The objects seized in the search and received in evidence over defendant's objection were the woman's garments, the contraceptive device and the photograph of the 10-year-old girl who had testified as to the presence of those things in defendant's trailer.
Whether in a particular case, an apparent consent was in fact voluntarily given or was in submission to an express or implied assertion of authority, is a question of fact to be determined in the light of all of the circumstances. (People v. Michael, 45 Cal.2d 751, 753, 290 P.2d 852.) The officer who obtained defendant's consent to the search denied that he had told defendant that the search would be made without consent if consent should be withheld; defendant testified that such statement had been made. The conflict was determined by the trier of fact with knowledge of all of the circumstances, including the fact that defendant was in jail at the time. Since it cannot be said as a matter of law that the consent was given in submission to an express or implied assertion of authority, the determination that there was consent should stand. (People v. Burke, 47 Cal.2d 45, 49, 301 P.2d 241.)
Plaintiff urges that the officer could have obtained a search warrant and that such fact might affect the validity of the consent given, citing People v. Ruhman, 224 Cal.App.2d 284, 36 Cal.Rptr. 493. On the basis of information given by the girl who had testified about the objects seized in the search, a warrant might perhaps have been obtained to search for those objects. But the fact that a search warrant might have been obtained would be a circumstance for the trier of fact to consider in determining the truth of the officer's testimony rather than a circumstance that would supply the lack of actual consent. We find no error in the court's ruling on that point.

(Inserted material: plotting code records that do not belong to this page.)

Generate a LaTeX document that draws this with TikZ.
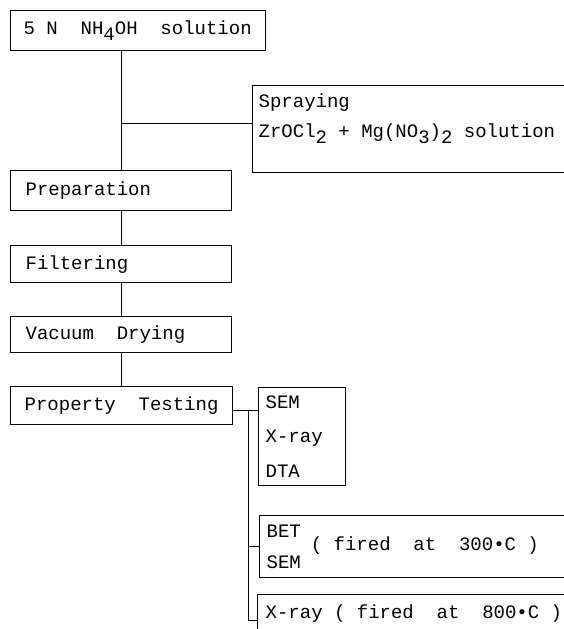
\documentclass[tikz,border=0pt]{standalone}
\usepackage{fontspec}
\setmonofont{Liberation Mono}
\usetikzlibrary{positioning}
\newcommand\lo[1]{\raisebox{-6pt}{#1}}
\newcommand\twfont[1]{\ttfamily\fontsize{19}{#1}\selectfont}

\begin{document}
\begin{tikzpicture}[x=1pt,y=-1pt,line width=1.3pt,
  font=\twfont{33},
  every node/.style={execute at begin node={\spaceskip=0.6em\xspaceskip=0.6em\relax}},
  stage/.style={draw,anchor=north west,align=left,inner xsep=15pt,inner ysep=0pt,
    minimum height=#1},
  stage/.default=38pt,
  testbox/.style={draw,anchor=north west,align=left,inner xsep=7pt,inner ysep=8pt}]
\useasboundingbox (0,0) rectangle (564,629);
\clip (0,0) rectangle (564,629);
\node[stage=40pt,inner xsep=13pt,text width=229pt] (top) at (10,10) {5 N\ \ NH\lo{4}OH\ \ solution};
\node[testbox,inner xsep=6pt,inner ysep=8.5pt,text width=400pt,font=\twfont{30}] (spray) at (252,85)
  {Spraying\\ZrOCl\lo{2} + Mg(NO\lo{3})\lo{2} solution\rule[-26pt]{0pt}{26pt}};
\node[stage=40pt,text width=191pt] (prep) at (10,170) {Preparation};
\node[stage=37pt,text width=191pt] (filt) at (10,245) {Filtering};
\node[stage=36pt,text width=191pt] (vac) at (10,316) {Vacuum\ \ Drying};
\node[stage=38pt,inner xsep=14pt,text width=194pt] (pt) at (10,386) {Property\ \ Testing};
% tests
\node[testbox,text width=73pt,font=\twfont{34.5}] (sem) at (258,387)
  {SEM\\X-ray\\DTA};
\node[testbox,inner ysep=0pt,text width=400pt,font=\twfont{31}] (bet) at (259,515)
  {\begin{tabular}{@{}l@{}}BET\\SEM\end{tabular}\hspace{10pt}( fired\ \ at\ \ 300•C )};
\node[stage=38pt,inner xsep=8pt,text width=400pt] (xray) at (257,594)
  {X-ray ( fired\ \ at\ \ 800•C )};
\draw (top.south -| prep.north) -- (prep.north);
\draw ([yshift=5.5pt]spray.west) -- ([yshift=5.5pt]spray.west -| prep.north);
\draw (prep) -- (filt);
\draw (filt) -- (vac);
\draw (vac) -- (vac |- pt.north);
\draw ([yshift=-5pt]pt.east) -- ([yshift=-5pt]pt.east -| sem.west);
\coordinate (tap) at ([xshift=15pt,yshift=-5pt]pt.east);
\draw (tap) |- ([yshift=-7pt]xray.west);
\draw (tap |- bet.west) -- (bet.west);
\end{tikzpicture}
\end{document}
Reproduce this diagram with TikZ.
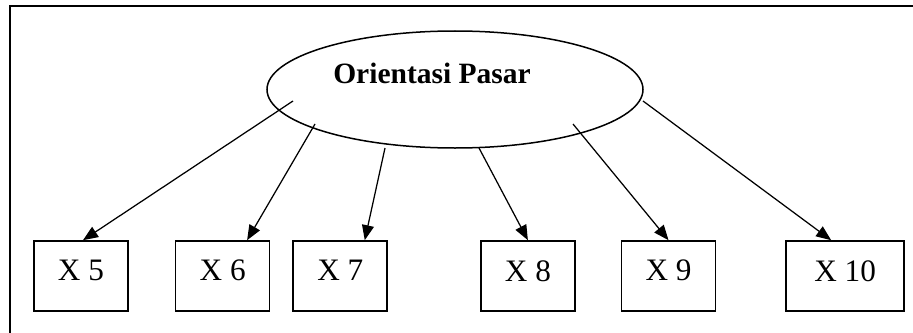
\documentclass[tikz,border=0pt]{standalone}
\usepackage{fontspec}
\setmainfont{Liberation Serif}
\usepackage{tikz}
\usetikzlibrary{positioning,arrows.meta,shapes.geometric}
\tikzset{
    orientframe/.style={draw, line width=0.8pt},
    orientlatent/.style={draw, ellipse, line width=0.6pt, inner sep=0pt, minimum width=150.4pt, minimum height=46.8pt},
    orienttitle/.style={font=\fontsize{11.8}{14}\selectfont\bfseries, inner sep=0pt},
    orientind/.style={draw, rectangle, line width=0.65pt, align=center, minimum width=37.6pt, minimum height=28pt, text depth=4.3pt, font=\fontsize{12.5}{14}\selectfont},
    orientarrow/.style={draw, line width=0.5pt, -{Triangle[length=6pt, width=4.8pt]}}
}

\begin{document}
\begin{tikzpicture}[x=0.4pt, y=-0.4pt]
    \useasboundingbox (0,0) rectangle (913,333);
    \clip (0,0) rectangle (913,333);
    \draw[orientframe] (9.5,6) rectangle (940,360);

    \node[orientlatent] (pasar) at (455,89.5) {};
    \node[orienttitle] (pasartitle) at (432,73) {Orientasi Pasar};

    \node[orientind] (x5) at (81,276) {X 5};
    \node[orientind, right=18.4pt of x5] (x6) {X 6};
    \node[orientind, right=8.8pt of x6] (x7) {X 7};
    \node[orientind, right=36.8pt of x7] (x8) {X 8};
    \node[orientind, right=18pt of x8] (x9) {X 9};
    \node[orientind, right=27.6pt of x9, minimum width=47.2pt] (x10) {X 10};

    % titik pangkal panah di elips
    \coordinate (s5) at (293,101);
    \coordinate (s6) at (315,124);
    \coordinate (s7) at (385,148);
    \coordinate (s8) at (479,148);
    \coordinate (s9) at (573,124);
    \coordinate (s10) at (643,101);

    \draw[orientarrow] (s5) -- ([xshift=0.8pt]x5.north);
    \draw[orientarrow] (s6) -- ([xshift=9.8pt]x6.north);
    \draw[orientarrow] (s7) -- ([xshift=9.8pt]x7.north);
    \draw[orientarrow] (s8) -- (x8.north);
    \draw[orientarrow] (s9) -- (x9.north);
    \draw[orientarrow] (s10) -- ([xshift=-5.6pt]x10.north);
\end{tikzpicture}
\end{document}
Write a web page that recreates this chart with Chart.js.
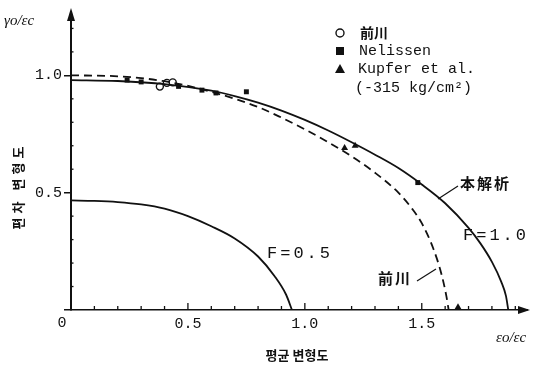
<!DOCTYPE html>
<html><head><meta charset="utf-8">
<script src="https://cdn.jsdelivr.net/npm/chart.js@4/dist/chart.umd.min.js"></script>
<style>html,body{margin:0;padding:0;background:#fff}#wrap{width:543px;height:370px;position:relative}</style>
</head><body><div id="wrap"><canvas id="c"></canvas></div>
<script>
// ---- tick labels ----
const xTickValues = [0.5, 1.0, 1.5];
const xTickLabels = ['0.5', '1.0', '1.5'];
const yTickValues = [0, 0.5, 1.0];
const yTickLabels = ['', '0.5', '1.0'];
const originLabel = '0';
const xMinorTicks = [0.1,0.2,0.3,0.4,0.5,0.6,0.7,0.8,0.9,1.0,1.1,1.2,1.3,1.4,1.5,1.6,1.7,1.8,1.9];
const yMinorTicks = [0.1,0.2,0.3,0.4,0.6,0.7,0.8,0.9,1.1,1.2];

// ---- curves ----
const f10X = [0, 0.2, 0.4, 0.6, 0.7, 0.8, 0.9, 1.0, 1.1, 1.2, 1.3, 1.4, 1.5, 1.6, 1.7, 1.75, 1.8, 1.84, 1.86, 1.87];
const f10Y = [0.98, 0.976, 0.963, 0.935, 0.912, 0.884, 0.85, 0.81, 0.765, 0.715, 0.662, 0.605, 0.535, 0.455, 0.35, 0.285, 0.205, 0.12, 0.06, 0];
const maeCurveX = [0, 0.2, 0.4, 0.6, 0.8, 0.9, 1.0, 1.1, 1.2, 1.3, 1.4, 1.46, 1.5, 1.55, 1.585, 1.605, 1.615];
const maeCurveY = [1.0, 0.996, 0.975, 0.93, 0.865, 0.82, 0.77, 0.715, 0.655, 0.585, 0.5, 0.43, 0.37, 0.26, 0.15, 0.06, 0];
const f05X = [0, 0.1, 0.2, 0.3, 0.4, 0.5, 0.6, 0.7, 0.8, 0.87, 0.92, 0.945];
const f05Y = [0.467, 0.465, 0.46, 0.45, 0.432, 0.4, 0.357, 0.305, 0.228, 0.145, 0.065, 0];

// ---- experimental points ----
const maePtsX = [0.38, 0.41, 0.435];
const maePtsY = [0.952, 0.968, 0.97];
const nelX = [0.24, 0.3, 0.46, 0.56, 0.62, 0.75, 1.483];
const nelY = [0.98, 0.972, 0.953, 0.937, 0.925, 0.93, 0.543];
const kupX = [1.17, 1.215, 1.655];
const kupY = [0.69, 0.70, 0.012];

// ---- texts ----
const yAxisSym = 'γo/εc';
const xAxisSym = 'εo/εc';
const xTitle = '평균 변형도';
const yTitle = '편차 변형도';
const legendLabels = ['前川', 'Nelissen', 'Kupfer et al.', '(-315 kg/cm²)'];
const labF10 = 'F=1.0', labF05 = 'F=0.5', labThis = '本解析', labMae = '前川';

const zip = (xs, ys) => xs.map((x, i) => ({x, y: ys[i]}));
const INK = '#111';
const MONO = '"Liberation Mono","DejaVu Sans Mono",monospace';
const CJK = '"Noto Sans CJK JP","Noto Sans CJK SC",sans-serif';
const KR = '"Noto Sans CJK KR",sans-serif';

const decor = {
  id: 'decor',
  afterDraw(chart) {
    const ctx = chart.ctx, xs = chart.scales.x, ys = chart.scales.y;
    const x0 = xs.getPixelForValue(0), y0 = ys.getPixelForValue(0);
    const ca = chart.chartArea;
    ctx.save();
    ctx.strokeStyle = INK; ctx.fillStyle = INK;
    // x minor ticks (upward)
    ctx.lineWidth = 1.3;
    xMinorTicks.forEach(v => {
      const px = xs.getPixelForValue(v);
      const len = xTickValues.some(t => Math.abs(t - v) < 1e-6) ? 7 : 4;
      ctx.beginPath(); ctx.moveTo(px, y0); ctx.lineTo(px, y0 - len); ctx.stroke();
    });
    // y minor ticks (inward, short)
    yMinorTicks.forEach(v => {
      const py = ys.getPixelForValue(v);
      ctx.beginPath(); ctx.moveTo(x0, py); ctx.lineTo(x0 + 2.5, py); ctx.stroke();
    });
    // arrows
    ctx.beginPath(); ctx.moveTo(x0, ca.top - 4); ctx.lineTo(x0 - 4, ca.top + 9); ctx.lineTo(x0 + 4, ca.top + 9); ctx.closePath(); ctx.fill();
    ctx.beginPath(); ctx.moveTo(ca.right + 3, y0); ctx.lineTo(ca.right - 9, y0 - 4); ctx.lineTo(ca.right - 9, y0 + 4); ctx.closePath(); ctx.fill();

    ctx.textBaseline = 'middle';
    // origin label
    ctx.font = '15px ' + MONO; ctx.textAlign = 'center';
    ctx.fillText(originLabel, x0 - 9, y0 + 13);
    // axis symbols
    ctx.font = 'italic 15px "Liberation Serif",serif'; ctx.textAlign = 'left';
    ctx.fillText(yAxisSym, 4, 21);
    ctx.fillText(xAxisSym, 496, 338);
    // axis titles
    ctx.font = 'bold 13px ' + KR; ctx.textAlign = 'center';
    ctx.fillText(xTitle, 297, 355);
    ctx.save(); ctx.translate(18, 188); ctx.rotate(-Math.PI / 2);
    ctx.letterSpacing = '4px'; ctx.fillText(yTitle, 2, 0); ctx.letterSpacing = '0px'; ctx.restore();

    // legend
    const lx = 340, lys = [33, 51, 69, 88];
    ctx.lineWidth = 1.4;
    ctx.beginPath(); ctx.arc(lx, lys[0], 4, 0, Math.PI * 2); ctx.stroke();
    ctx.fillRect(lx - 4, lys[1] - 4, 8, 8);
    ctx.beginPath(); ctx.moveTo(lx, lys[2] - 5); ctx.lineTo(lx - 5, lys[2] + 4); ctx.lineTo(lx + 5, lys[2] + 4); ctx.closePath(); ctx.fill();
    ctx.textAlign = 'left';
    ctx.font = 'bold 14px ' + CJK; ctx.fillText(legendLabels[0], 360, lys[0]);
    ctx.font = '15px ' + MONO;
    ctx.fillText(legendLabels[1], 359, lys[1]);
    ctx.fillText(legendLabels[2], 358, lys[2]);
    ctx.fillText(legendLabels[3], 355, lys[3]);

    // annotations
    ctx.font = '17px ' + MONO;
    ctx.letterSpacing = '3px';
    ctx.fillText(labF10, 463, 235);
    ctx.fillText(labF05, 267, 253);
    ctx.letterSpacing = '2px';
    ctx.font = 'bold 15px ' + CJK;
    ctx.fillText(labThis, 460, 183);
    ctx.fillText(labMae, 378, 278);
    ctx.letterSpacing = '0px';
    ctx.lineWidth = 1.2;
    ctx.beginPath(); ctx.moveTo(438, 199); ctx.lineTo(458, 186); ctx.stroke();
    ctx.beginPath(); ctx.moveTo(417, 281); ctx.lineTo(436, 269); ctx.stroke();
    ctx.restore();
  }
};

const curve = (data, dash) => ({
  data, showLine: true, pointRadius: 0, borderColor: INK, borderWidth: 1.8,
  borderDash: dash, cubicInterpolationMode: 'monotone', fill: false
});

new Chart(document.getElementById('c'), {
  type: 'scatter',
  data: {
    datasets: [
      curve(zip(f10X, f10Y), []),
      curve(zip(maeCurveX, maeCurveY), [8, 5]),
      curve(zip(f05X, f05Y), []),
      {data: zip(maePtsX, maePtsY), pointStyle: 'circle', pointRadius: 3.5, pointBorderWidth: 1.4,
       pointBorderColor: INK, pointBackgroundColor: '#fff'},
      {data: zip(nelX, nelY), pointStyle: 'rect', pointRadius: 3.5, pointBorderWidth: 0,
       pointBorderColor: INK, pointBackgroundColor: INK},
      {data: zip(kupX, kupY), pointStyle: 'triangle', pointRadius: 4, pointBorderWidth: 0,
       pointBorderColor: INK, pointBackgroundColor: INK}
    ]
  },
  options: {
    responsive: true, maintainAspectRatio: false, animation: false,
    layout: {padding: {top: 12, right: 16, left: 0, bottom: 0}},
    plugins: {legend: {display: false}, tooltip: {enabled: false}},
    scales: {
      x: {
        type: 'linear', min: 0, max: 1.95,
        afterBuildTicks: s => { s.ticks = xTickValues.map(v => ({value: v})); },
        afterFit: s => { s.height = 60; },
        ticks: {callback: (v) => { const i = xTickValues.findIndex(t => Math.abs(t - v) < 1e-6); return i >= 0 ? xTickLabels[i] : ''; },
                color: INK, font: {family: MONO, size: 15}, padding: 5, maxRotation: 0, autoSkip: false},
        grid: {display: false, drawTicks: false, tickLength: 0},
        border: {display: true, color: INK, width: 1.5}
      },
      y: {
        type: 'linear', min: 0, max: 1.27,
        afterBuildTicks: s => { s.ticks = yTickValues.map(v => ({value: v})); },
        afterFit: s => { s.width = 71; },
        ticks: {callback: (v) => { const i = yTickValues.findIndex(t => Math.abs(t - v) < 1e-6); return i >= 0 ? yTickLabels[i] : ''; },
                color: INK, font: {family: MONO, size: 15}, padding: 2, autoSkip: false},
        grid: {display: true, drawOnChartArea: false, drawTicks: true, tickLength: 7, color: INK, lineWidth: 1.5},
        border: {display: true, color: INK, width: 2}
      }
    }
  },
  plugins: [decor]
});
</script></body></html>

Finally, defendant asserts that the trial court was without jurisdiction to pronounce sentence as to the first count of the indictment because the case had previously been dismissed as to that count.
The ‘Partial Order of Release’ was made on the date of the return of the various verdicts. The language of the order is:
‘It is ordered that said Defendant be forthwith released from the custody of the sheriff. Case dismissed as to count one only, as contained in the indictment.’
There was no reason to dismiss count one, as to which defendant had been found guilty. It was unnecessary to dismiss count four because the defendant had been found not guilty on that count.
Whether we may take judicial notice that such an order is made for the purpose of supplying the sheriff with information as to a prisoner in his custody, it is apparent that the order made on May 20 is directed to serve such purpose. It was not made in response to any motion that appears in the record. At the time judgment was pronounced, defense counsel stated that no count was dismissed; that the jury acquitted on one count. The district attorney seemed to hold the same opinion. When defendant was arraigned for judgment, it was as to all the counts of which he had been found guilty. No legal cause was presented why judgment on all of those counts should not have been pronounced. It seems obvious that the mention of count one in the May 20 order was indeed a clerical error; and that existence of the order was unknown to the parties until after the record on appeal had been prepared.2
The judgment is affirmed.
1. ‘There remain, therefore, on principle, no cases at all in which, after the grand jury's functions are ended, the privilege of the witnesses not to have their testimony disclosed should be deemed to continue.‘This is, in effect, the law as generally accepted today.’ (8 Wigmore, Evidence, § 2362, p. 737.)
2. At the time of oral argument defense counsel stated that such was the fact.
GERALD BROWN, P. J., and COUGHLIN, J., concur.